Very basic workflow to demonstrate AsyncProcessing. This out-of-the-box will only call with DetectText, generating OCR output. When you are interested in running specific queries or features like forms or tables on a set of documents, look at DemoQueries

SimpleAsyncWorkflow

Demo Queries

Deploy using

cdk deploy DemoQueries

Basic workflow to demonstrate how Sync and Async can be routed based on numberOfPages and numberOfQueries and how the workflow can be triggered with queries. Calls AnalyzeDocument with the 2 sample queries. Obviously, modify to your own needs. The location in the code where queries are configed when starting the workflow in the lambda/start_queries/app/start_execution.py when kicking off the Step Functions workflow. The GenerateCsvTask will output one CSV file to S3 with key/value, confidence scores and bounding box information based on the forms and queries output.

DemoQueries

Insurance

Deploy using

cdk deploy InsuranceStack

Simple flow including A2I

Insurance

Simple Sync Workflow

Deploy using

cdk deploy SimpleAsyncWorkflow
PaystubAndW2Spacy_graph

Simple flow calling the Textract AnalzyeID API.

Analyze ID

Deploy using

cdk deploy AnalyzeID
AnalyzeID_graph

Simple flow calling the Textract AnalyzeExpense API.

Analyze Expense

Deploy using

cdk deploy AnalyzeExpense
AnalyzeExpense_graph

Analyze Lending

Example of using the Amazon Textract Analyze Lending API to extract information from mortgage document, then generate a CSV and process pages that were marked UNCLASSIFIED by the Analzye Lending API, process them in a separate branch, extract information and generate a CSV as well

Lending Workflow

Deploy using

cdk deploy LendingWorkflow

The workflow uses a custom classification model to identify the HOMEOWNERS_INSURANCE_APPLICATION and CONTACT_FORM. The classifier ist just trained on the sample images and for demo purposes only.

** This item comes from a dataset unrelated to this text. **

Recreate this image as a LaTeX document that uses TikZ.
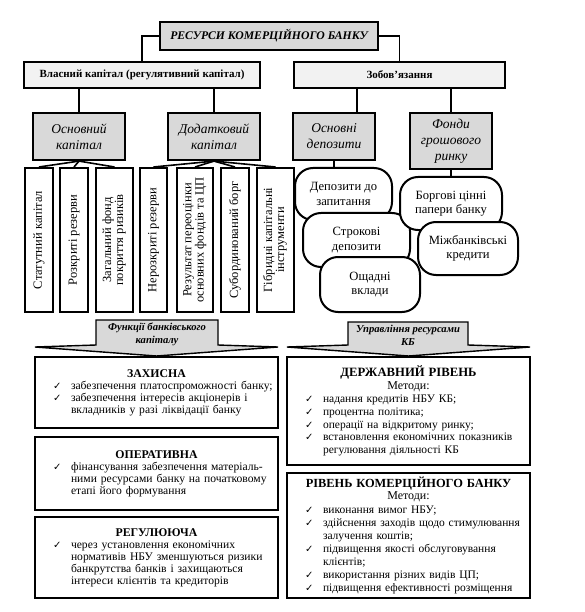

aws s3 cp s3://amazon-textract-public-content/idp-cdk-samples/lending_console_demo_with_contacts.pdf $(aws cloudformation list-exports --query 'Exports[?Name==`LendingWorkflow-DocumentUploadLocation`].Value' --output text)

then open the StepFunction flow.

aws cloudformation list-exports --query 'Exports[?Name==`LendingWorkflow-StepFunctionFlowLink`].Value' --output text

OpenSearchWorkflow

This is an example how to populate an OpenSearch service with data from documents. The index pattern includes:

OpenSearch Workflow

Deploy using

cdk deploy OpenSearchWorkflow

The workflow first splits the document into chunks of max 3000 pages, because that is the limit of the Textract service for asynchronous processing. Each chunk is then send to StartDocumentAnalysis extracing the OCR information from the page. The meta-data added to the context of the StepFunction workflow includes information required for creating the OpenSearch bulk import file, including ORIGIN_FILE_NAME and START_PAGE_NUMBER.

Create your own workflows

Take a look at the sample workflows. Copy one as a starting point and go from there.